The Xerénte or Akwẽ-Xerénte language is an Akuwẽ (Central Jê) language (Jê, Macro-Jê) of Brazil. It is spoken by the Xerente people in the Tocantins state between Rio do Sono and Rio Tocantins.

Phonology 

 Vowels /i, ɨ, u, a/ when occurring in unstressed syllables can be heard as [ɪ, ɨ̞, ʊ, ɐ].

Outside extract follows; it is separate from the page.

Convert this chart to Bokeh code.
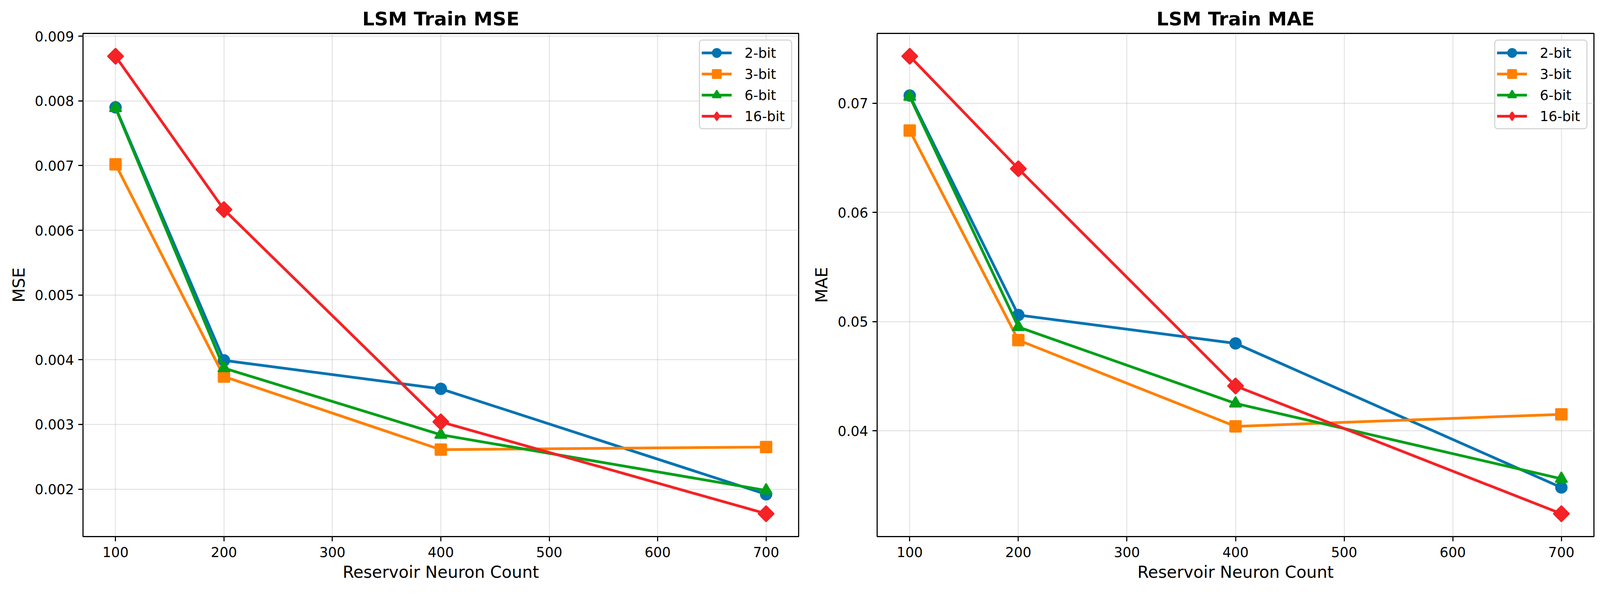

 A [ɡ] sound is heard as an allophone of /k/ when preceding another consonant.
 /d/ can be heard as dental [d̪] when preceding /i/.
 /s/ can be heard as a post-alveolar or retroflex sibilant sound [ʃ~ʂ] when preceding /i/.
 /h/ when preceding /i/ can be heard as a voiced velar or glottal fricative sound [ɣ~ɦ].
 /h/ when preceding /k/ can be heard as a velar fricative sound [x].
 /n/ when preceding the following vowels /i, õ, ɔ/ can be heard as a palatal nasal [ɲ].
 /ɾ/ may also be heard as a retroflex flap [ɽ].

Grammar

Personal pronouns 

The nominative and emphatic forms are free morphemes with the function of subject of transitive or intransitive sentences. The absolutive pronoun prefixes mark possessors, objects of postpositions, direct objects, subjects of nominal predicates and subjects of intransitive verbs with post-verbal operators.